Required work:
Copy the data exactly from the line that contains "The picture is" through the line that contains "var timeTicks = [0, 10, 20, 30, 40];", keeping both end lines and leaving out everything else.

◇ ◇ ◇ ◇ ◇ ◇ ◇

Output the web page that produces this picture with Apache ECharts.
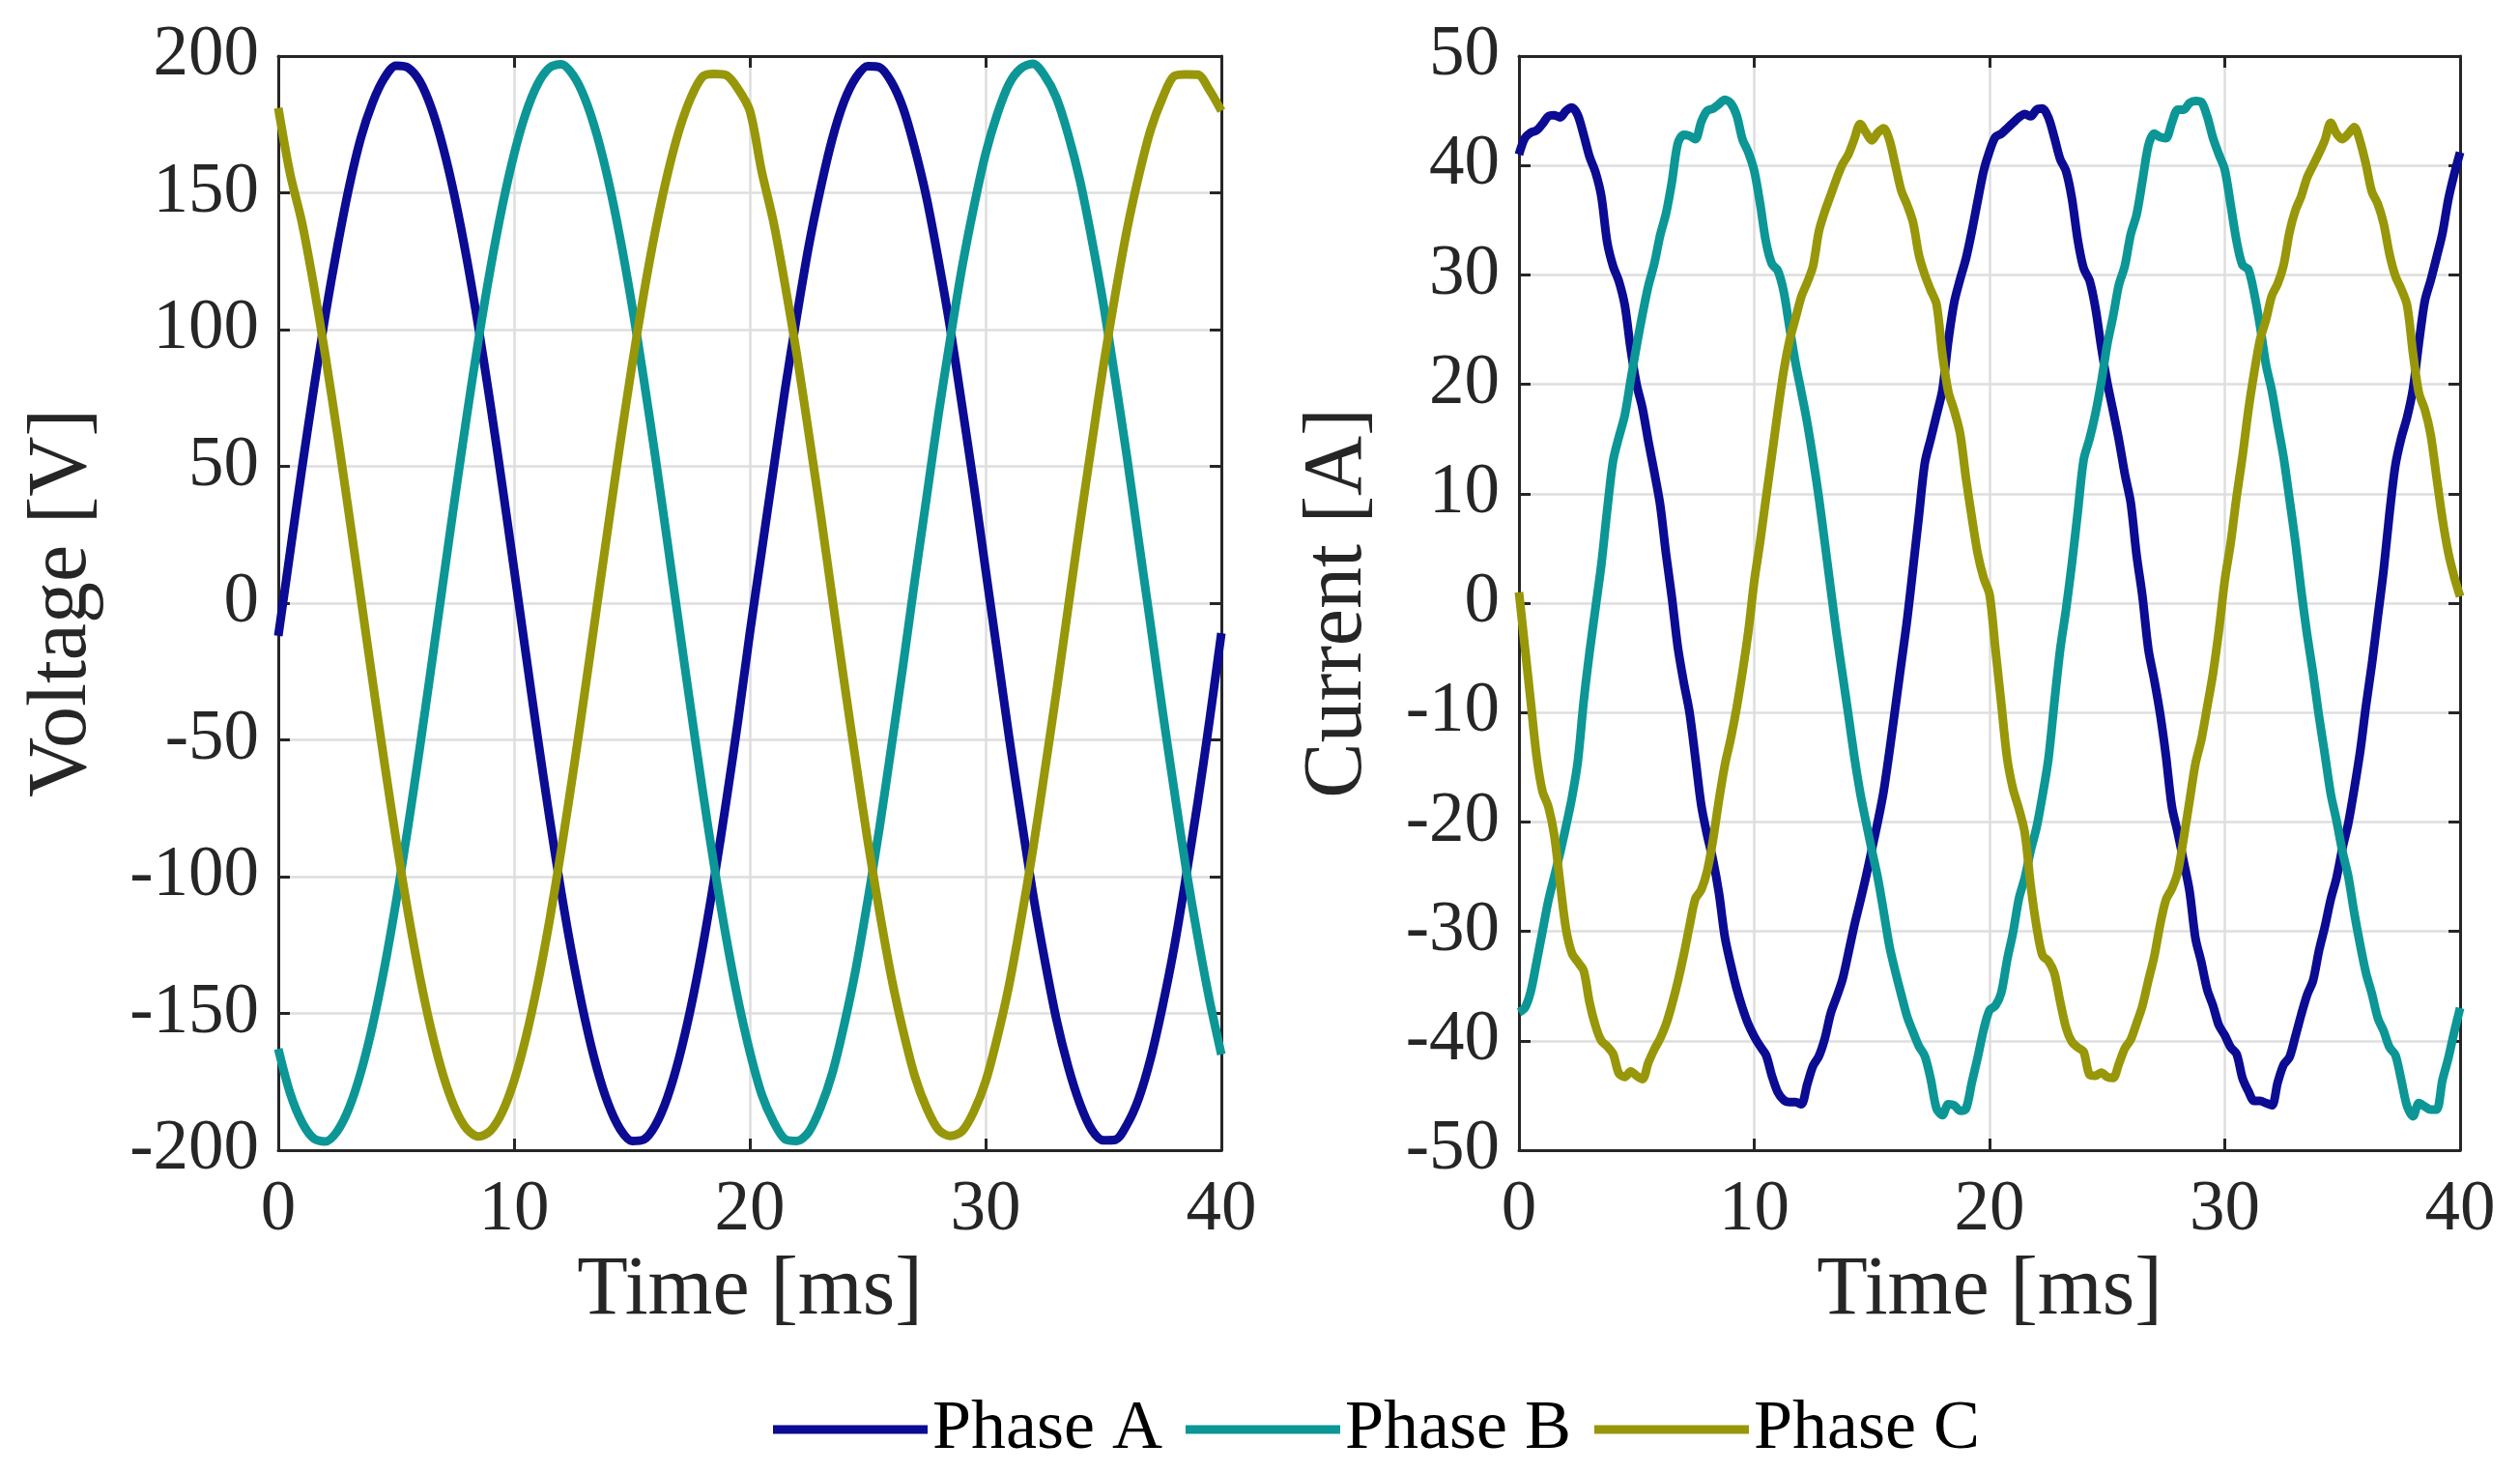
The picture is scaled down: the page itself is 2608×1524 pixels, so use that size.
<!DOCTYPE html>
<html>
<head>
<meta charset="utf-8">
<title>Phase voltage and current</title>
<script src="https://cdn.jsdelivr.net/npm/echarts@6/dist/echarts.min.js"></script>
<style>
  html, body { margin: 0; padding: 0; background: #ffffff; }
  #chart { width: 2608px; height: 1524px; }
</style>
</head>
<body>
<div id="chart"></div>
<script>
// sample spacing (ms) of the traces
var stepV = 0.5;
var stepI = 0.25;

var phaseNames = ['Phase A', 'Phase B', 'Phase C'];
var phaseColors = ['#0b0b93', '#0c9696', '#979709'];
var timeTicks = [0, 10, 20, 30, 40];

// Voltage [V], t = 0..40 ms every 0.5 ms
var voltA = [
    -12, 18.5, 49, 78, 105.5, 130, 152, 170, 183, 192,
    196.5, 195.8, 190.8, 180.8, 166.3, 147.8, 125.6, 100.3, 72.5, 43,
    12.4, -18.5, -49, -78.2, -105.6, -130.3, -151.8, -169.6, -183.2, -192.3,
    -196.6, -196.1, -190.8, -180.8, -166.3, -147.8, -125.6, -100.3, -72.5, -43,
    -11, 18.8, 48.6, 78.4, 105.2, 130.5, 151.6, 169.8, 183.4, 192.1,
    196.3, 195.9, 190.6, 181, 166.1, 148, 125.4, 100.5, 72.3, 43.2,
    12.2, -18.3, -49.2, -78, -105.8, -130.1, -152, -169.4, -183, -192.5,
    -196.4, -196.2, -190.6, -181, -166.5, -147.6, -125.8, -100.1, -72.7, -42.8,
    -11
];
var voltB = [
    -163, -179.1, -189.7, -195.7, -196.8, -193.1, -184.6, -171.6, -154.4, -133.4,
    -109, -82, -53, -22.6, 8.3, 38.9, 68.7, 96.7, 122.4, 145,
    164.1, 179.1, 189.7, 195.7, 197, 193.1, 184.6, 171.6, 154.4, 133.4,
    109, 82, 53, 22.6, -8.3, -38.9, -68.7, -96.7, -122.4, -145,
    -164, -179.5, -189.5, -196, -196.6, -193.3, -184.4, -171.8, -154.2, -133.6,
    -108.8, -82.2, -52.8, -22.8, 8.5, 38.7, 68.9, 96.5, 122.6, 144.8,
    164.3, 178.9, 189.9, 195.5, 197.2, 192.9, 184.8, 171.4, 154.6, 133.2,
    109.2, 81.8, 53.2, 22.4, -8.1, -39.1, -68.5, -96.9, -122.2, -145.2,
    -165
];
var voltC = [
    181, 157, 139.3, 116.3, 90.3, 62.2, 32.5, 2, -28.5, -58.3,
    -86.7, -113, -136.4, -156.5, -172.8, -184.8, -192.3, -195, -192.9, -186.1,
    -174.7, -158.9, -139.3, -116.3, -90.3, -62.2, -32.5, -2, 28.5, 58.3,
    86.7, 113, 136.4, 156.5, 172.8, 184.8, 192.5, 193.5, 193, 188,
    180, 158, 139.5, 116.1, 90.5, 62, 32.7, 1.8, -28.7, -58.1,
    -86.9, -112.8, -136.6, -156.3, -173, -184.6, -192.5, -194.8, -193.1, -185.9,
    -174.9, -158.7, -139.5, -116.1, -90.5, -62, -32.7, -1.8, 28.7, 58.1,
    86.9, 112.8, 136.6, 156.3, 173, 184.6, 192.7, 193.3, 193.2, 187.5,
    180
];

// Current [A], t = 0..40 ms every 0.25 ms
var currA = [
    41.0, 42.5, 43.0, 43.2, 43.8, 44.5, 44.6, 44.4, 45.0, 45.3,
    44.6, 42.8, 40.8, 39.4, 37.2, 33.0, 30.8, 29.4, 27.2, 23.2,
    20.0, 17.8, 14.8, 12.0, 9.0, 4.5, 0.5, -4.0, -7.2, -10.0,
    -14.2, -18.5, -21.2, -23.5, -26.5, -30.5, -33.0, -35.2, -37.0, -38.5,
    -39.6, -40.5, -41.3, -43.2, -44.7, -45.4, -45.6, -45.6, -45.8, -44.0,
    -42.3, -41.4, -39.8, -37.5, -36.0, -34.4, -32.0, -29.5, -27.3, -25.0,
    -22.5, -20.0, -17.2, -13.5, -9.5, -5.5, -1.5, 3.2, 8.0, 12.8,
    15.0, 17.2, 19.5, 24.0, 27.5, 29.6, 31.5, 34.0, 36.8, 39.5,
    41.3, 42.6, 42.9, 43.4, 43.9, 44.4, 44.7, 44.5, 45.1, 45.2,
    44.4, 42.6, 40.6, 39.5, 37.0, 33.2, 30.6, 29.5, 27.0, 23.4,
    20.2, 17.6, 14.9, 11.8, 9.2, 4.4, 0.6, -4.2, -7.0, -10.1,
    -14.0, -18.6, -21.0, -23.6, -26.3, -30.6, -32.8, -35.3, -36.8, -38.6,
    -39.5, -40.6, -41.2, -43.4, -44.6, -45.5, -45.5, -45.7, -45.9, -43.8,
    -42.2, -41.5, -39.6, -37.6, -35.8, -34.5, -31.8, -29.6, -27.1, -25.1,
    -22.4, -20.1, -17.0, -13.6, -9.4, -5.6, -1.3, 3.0, 8.2, 12.6,
    15.1, 17.0, 19.6, 23.8, 27.6, 29.5, 31.6, 33.8, 36.9, 39.2,
    41.2
];
var currB = [
    -37.4, -37.0, -35.5, -32.8, -30.0, -27.2, -25.0, -22.8, -20.4, -17.8,
    -14.5, -9.0, -4.5, -0.5, 3.5, 8.5, 13.0, 15.2, 17.2, 20.4,
    23.5, 26.4, 29.0, 31.0, 33.6, 35.6, 38.5, 42.0, 42.8, 42.7,
    42.4, 44.0, 45.0, 45.2, 45.6, 46.0, 45.7, 44.6, 42.4, 41.2,
    39.5, 36.5, 33.0, 31.0, 30.4, 28.5, 25.2, 22.0, 19.3, 16.5,
    13.2, 9.6, 5.5, 1.3, -2.8, -6.5, -10.2, -14.0, -17.3, -20.0,
    -22.6, -25.1, -28.2, -31.4, -33.7, -35.8, -37.8, -39.2, -40.5, -41.4,
    -43.5, -46.2, -46.8, -45.8, -45.9, -46.4, -46.2, -43.8, -41.5, -39.0,
    -37.2, -36.8, -35.6, -32.6, -30.1, -27.0, -25.1, -22.6, -20.5, -17.6,
    -14.3, -9.2, -4.3, -0.6, 3.6, 8.3, 13.1, 15.0, 17.3, 20.2,
    23.6, 26.2, 29.1, 30.8, 33.7, 35.5, 38.6, 41.8, 42.9, 42.6,
    42.5, 43.9, 45.1, 45.1, 45.7, 45.9, 45.8, 44.5, 42.5, 41.0,
    39.6, 36.4, 33.1, 30.9, 30.5, 28.3, 25.3, 21.8, 19.4, 16.3,
    13.3, 9.5, 5.6, 1.1, -2.9, -6.4, -10.3, -13.8, -17.4, -19.9,
    -22.7, -25.0, -28.3, -31.2, -33.8, -35.7, -37.9, -39.1, -40.6, -41.3,
    -43.6, -46.0, -46.9, -45.7, -46.0, -46.3, -46.3, -43.6, -41.6, -39.2,
    -37.0
];
var currC = [
    1.0, -4.0, -9.0, -14.0, -17.2, -18.6, -21.2, -25.6, -29.8, -32.0,
    -32.8, -33.6, -36.5, -38.6, -40.0, -40.5, -41.2, -43.0, -43.3, -42.8,
    -43.2, -43.5, -42.0, -40.8, -39.8, -38.5, -36.7, -34.6, -32.2, -29.5,
    -27.0, -26.2, -24.5, -21.6, -18.0, -14.8, -12.4, -9.6, -6.3, -2.6,
    2.0, 5.6, 9.6, 13.5, 17.5, 21.2, 24.0, 26.0, 28.0, 29.3,
    30.8, 34.0, 35.8, 37.3, 38.8, 40.1, 41.0, 42.4, 43.8, 43.0,
    42.3, 43.0, 43.4, 42.3, 40.0, 37.7, 36.4, 34.8, 31.8, 30.0,
    28.6, 27.3, 22.7, 19.3, 17.6, 15.5, 11.4, 7.8, 4.5, 2.3,
    0.8, -4.2, -9.2, -14.2, -17.0, -18.8, -21.0, -25.8, -29.6, -32.2,
    -32.7, -33.8, -36.4, -38.8, -40.1, -40.6, -41.0, -43.1, -43.2, -42.9,
    -43.3, -43.4, -42.1, -40.7, -39.9, -38.4, -36.8, -34.5, -32.3, -29.4,
    -27.1, -26.1, -24.6, -21.5, -18.1, -14.7, -12.5, -9.5, -6.4, -2.5,
    2.1, 5.5, 9.7, 13.4, 17.6, 21.1, 24.1, 25.9, 28.1, 29.2,
    30.9, 33.9, 35.9, 37.2, 38.9, 40.0, 41.1, 42.3, 43.9, 42.9,
    42.4, 42.9, 43.5, 42.2, 40.1, 37.6, 36.5, 34.7, 31.9, 29.9,
    28.7, 27.2, 22.8, 19.2, 17.7, 15.4, 11.5, 7.7, 4.6, 2.4,
    0.6
];

var voltTicks = { min: -200, max: 200, interval: 50 };
var currTicks = { min: -50, max: 50, interval: 10 };

var FONT = '"Liberation Serif", "Times New Roman", "DejaVu Serif", serif';
var INK = '#262626';

function withTime(step, vals) {
    var out = [];
    for (var i = 0; i < vals.length; i++) {
        out.push([i * step, vals[i]]);
    }
    return out;
}

function xAxisFor(grid, pos, main) {
    return {
        type: 'value',
        gridIndex: grid,
        position: pos,
        min: timeTicks[0],
        max: timeTicks[timeTicks.length - 1],
        interval: 10,
        name: main ? 'Time [ms]' : '',
        nameLocation: 'middle',
        nameGap: 102,
        nameTextStyle: { fontFamily: FONT, fontSize: 86, lineHeight: 86, color: INK },
        axisLine: { show: true, onZero: false, lineStyle: { color: INK, width: 3 } },
        axisTick: { show: true, inside: true, length: 12, lineStyle: { color: INK, width: 3 } },
        axisLabel: {
            show: main, margin: 26, fontFamily: FONT, fontSize: 73, lineHeight: 73, color: INK
        },
        splitLine: { show: main, lineStyle: { color: '#dedede', width: 2.5 } }
    };
}

function yAxisFor(grid, pos, main, ticks, title, gap) {
    return {
        type: 'value',
        gridIndex: grid,
        position: pos,
        min: ticks.min,
        max: ticks.max,
        interval: ticks.interval,
        name: main ? title : '',
        nameLocation: 'middle',
        nameGap: gap,
        nameTextStyle: { fontFamily: FONT, fontSize: 86, lineHeight: 86, color: INK },
        axisLine: { show: true, onZero: false, lineStyle: { color: INK, width: 3 } },
        axisTick: { show: true, inside: true, length: 12, lineStyle: { color: INK, width: 3 } },
        axisLabel: {
            show: main, margin: 20, fontFamily: FONT, fontSize: 73, lineHeight: 73, color: INK
        },
        splitLine: { show: main, lineStyle: { color: '#dedede', width: 2.5 } }
    };
}

function trace(name, xi, yi, step, vals) {
    return {
        name: name,
        type: 'line',
        xAxisIndex: xi,
        yAxisIndex: yi,
        data: withTime(step, vals),
        showSymbol: false,
        smooth: 0.3,
        clip: true,
        lineStyle: { width: 9, join: 'round' },
        z: 3
    };
}

var chart = echarts.init(document.getElementById('chart'), null, { renderer: 'canvas' });
chart.setOption({
    animation: false,
    backgroundColor: '#ffffff',
    color: phaseColors,
    grid: [
        { left: 288, top: 58, width: 976, height: 1132 },
        { left: 1572, top: 58, width: 974, height: 1132 }
    ],
    xAxis: [
        xAxisFor(0, 'bottom', true),
        xAxisFor(0, 'top', false),
        xAxisFor(1, 'bottom', true),
        xAxisFor(1, 'top', false)
    ],
    yAxis: [
        yAxisFor(0, 'left', true, voltTicks, 'Voltage [V]', 180),
        yAxisFor(0, 'right', false, voltTicks, '', 0),
        yAxisFor(1, 'left', true, currTicks, 'Current [A]', 144),
        yAxisFor(1, 'right', false, currTicks, '', 0)
    ],
    legend: {
        data: phaseNames,
        left: 795,
        top: 1438,
        orient: 'horizontal',
        icon: 'rect',
        itemWidth: 160,
        itemHeight: 9,
        itemGap: 24,
        textStyle: { fontFamily: FONT, fontSize: 72, lineHeight: 72, color: '#000000' }
    },
    series: [
        trace(phaseNames[0], 0, 0, stepV, voltA),
        trace(phaseNames[1], 0, 0, stepV, voltB),
        trace(phaseNames[2], 0, 0, stepV, voltC),
        trace(phaseNames[0], 2, 2, stepI, currA),
        trace(phaseNames[1], 2, 2, stepI, currB),
        trace(phaseNames[2], 2, 2, stepI, currC)
    ]
});
</script>
</body>
</html>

◇ ◇ ◇ ◇ ◇ ◇ ◇

Answer to the exercise:
The picture is scaled down: the page itself is 2608×1524 pixels, so use that size.
<!DOCTYPE html>
<html>
<head>
<meta charset="utf-8">
<title>Phase voltage and current</title>
<script src="https://cdn.jsdelivr.net/npm/echarts@6/dist/echarts.min.js"></script>
<style>
  html, body { margin: 0; padding: 0; background: #ffffff; }
  #chart { width: 2608px; height: 1524px; }
</style>
</head>
<body>
<div id="chart"></div>
<script>
// sample spacing (ms) of the traces
var stepV = 0.5;
var stepI = 0.25;

var phaseNames = ['Phase A', 'Phase B', 'Phase C'];
var phaseColors = ['#0b0b93', '#0c9696', '#979709'];
var timeTicks = [0, 10, 20, 30, 40];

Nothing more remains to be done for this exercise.